Gleiche Interessen verfolgten die nationalsozialistischen Machthaber mit der von Manfred Seifert untersuchten Thingbewegung in Passau und dem von Maximilian Lanzinner betrachteten Bau der Nibelungehalle 1934-1936. Letzterer ermöglicht hinsichtlich der fortdauernd ungesicherten Finanzierung und des im Eigentum des Landes befindlichen Grundeigentums einen Einblick in die ungeordneten Verwaltungsabläufe im NS-Staat.
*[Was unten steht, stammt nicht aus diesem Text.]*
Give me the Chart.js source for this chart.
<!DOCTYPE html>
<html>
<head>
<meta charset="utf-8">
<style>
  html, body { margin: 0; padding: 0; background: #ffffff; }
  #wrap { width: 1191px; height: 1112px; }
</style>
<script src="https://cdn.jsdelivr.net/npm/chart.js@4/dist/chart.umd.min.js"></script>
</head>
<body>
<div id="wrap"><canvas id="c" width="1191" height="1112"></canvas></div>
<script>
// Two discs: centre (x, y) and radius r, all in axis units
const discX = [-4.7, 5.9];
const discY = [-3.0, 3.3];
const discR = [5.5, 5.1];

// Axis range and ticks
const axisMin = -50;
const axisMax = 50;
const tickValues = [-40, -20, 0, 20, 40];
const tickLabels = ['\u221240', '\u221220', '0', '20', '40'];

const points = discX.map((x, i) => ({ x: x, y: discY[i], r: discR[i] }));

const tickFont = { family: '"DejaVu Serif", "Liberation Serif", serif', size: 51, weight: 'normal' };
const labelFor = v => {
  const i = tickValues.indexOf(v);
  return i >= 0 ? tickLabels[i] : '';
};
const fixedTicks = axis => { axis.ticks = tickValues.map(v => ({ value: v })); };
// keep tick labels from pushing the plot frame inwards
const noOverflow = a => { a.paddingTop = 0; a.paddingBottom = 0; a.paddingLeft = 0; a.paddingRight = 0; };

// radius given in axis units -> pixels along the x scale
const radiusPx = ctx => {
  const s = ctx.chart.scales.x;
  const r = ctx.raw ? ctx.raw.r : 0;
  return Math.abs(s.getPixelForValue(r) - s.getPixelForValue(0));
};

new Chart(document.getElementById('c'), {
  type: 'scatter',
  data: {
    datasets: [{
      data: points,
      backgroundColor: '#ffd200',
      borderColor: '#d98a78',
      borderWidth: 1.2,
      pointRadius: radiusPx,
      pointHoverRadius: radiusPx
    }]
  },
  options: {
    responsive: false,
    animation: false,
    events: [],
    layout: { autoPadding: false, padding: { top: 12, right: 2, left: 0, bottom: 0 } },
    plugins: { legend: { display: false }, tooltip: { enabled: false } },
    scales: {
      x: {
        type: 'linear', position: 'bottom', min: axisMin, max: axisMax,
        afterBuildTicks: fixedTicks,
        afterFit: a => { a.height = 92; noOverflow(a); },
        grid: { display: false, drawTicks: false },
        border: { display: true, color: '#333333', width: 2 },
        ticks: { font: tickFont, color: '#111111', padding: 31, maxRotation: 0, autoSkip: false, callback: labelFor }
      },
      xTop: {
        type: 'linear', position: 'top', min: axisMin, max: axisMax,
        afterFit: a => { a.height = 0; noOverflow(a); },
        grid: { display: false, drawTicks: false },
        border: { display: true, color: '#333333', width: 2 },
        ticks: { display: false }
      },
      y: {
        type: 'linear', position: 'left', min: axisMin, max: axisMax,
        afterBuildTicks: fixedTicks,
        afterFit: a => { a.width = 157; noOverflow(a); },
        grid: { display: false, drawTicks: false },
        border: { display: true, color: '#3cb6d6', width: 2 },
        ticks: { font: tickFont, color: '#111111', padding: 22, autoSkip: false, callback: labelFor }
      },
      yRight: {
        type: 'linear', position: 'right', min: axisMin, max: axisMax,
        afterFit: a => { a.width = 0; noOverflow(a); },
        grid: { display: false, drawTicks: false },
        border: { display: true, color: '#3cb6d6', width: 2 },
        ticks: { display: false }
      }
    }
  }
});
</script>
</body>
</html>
Ebenfalls kulturhistorisches Interesse verrät Hans Göttlers Beitrag zu den Passauer Heimatdichtern in der NS-Zeit, die die gesamte Bandbreite von dezidiert regimekritischer Literatur zu völkisch-nationalistischer Blut- und Bodendichtung abdeckten.
Die Lektüre gestattet dem Leser einen vielseitigen Einblick in das Leben in einem nationalszozialistischen Microkosmos, der durch die große Bandbreite untersuchter Themen sehr weitgehend erschlossen wird. Im Vordergrund steht in den meisten Beiträgen die Deskription, nicht die wissenschaftliche Reflektion des überörtlichen Forschungsstandes und dessen Überprüfung am Einzelfall. Das genuin rechtshistorische Interesse, wie Recht unter den Bedingungen des Nationalsozialismus funktionierte, befriedigt der Band dabei natürlich nur periphär. Die Einzelstudien regen jedoch die Frage an, inwieweit sich nationalsozialistische Normalität von nationalsozialistischen Exzessen unterscheidet. Ein mathematisches Aufrechnungsverfahren hilft hier ebensowenig weiter wie notwendig subjektive persönliche Erinnerungen. Man wird daher lediglich resümieren können, daß auch in Passau nationalsozialistische Greueltaten vollzogen wurden, daß es auf der anderen Seite Anklänge von Widerstand und Nonkonformismus vor allem in katholischen Kreisen gab und daß beides auch für viele andere deutsche Städte gilt. Die Verantwortung dafür lag mit wenigen Ausnahmen beim Kreisleiter und Oberbürgermeister Passaus, seinem nicht minder furchtbaren Stadtrat und den örtlich stationierten SS-Verbänden. Die Haltung der Bevölkerung läßt sich im Nachhinein nicht mehr mit wissenschaftlicher Präzision erfassen, da sie gleichermaßen durch erhebliche Repression als auch durch innere Zustimmung determiniert gewesen sein kann.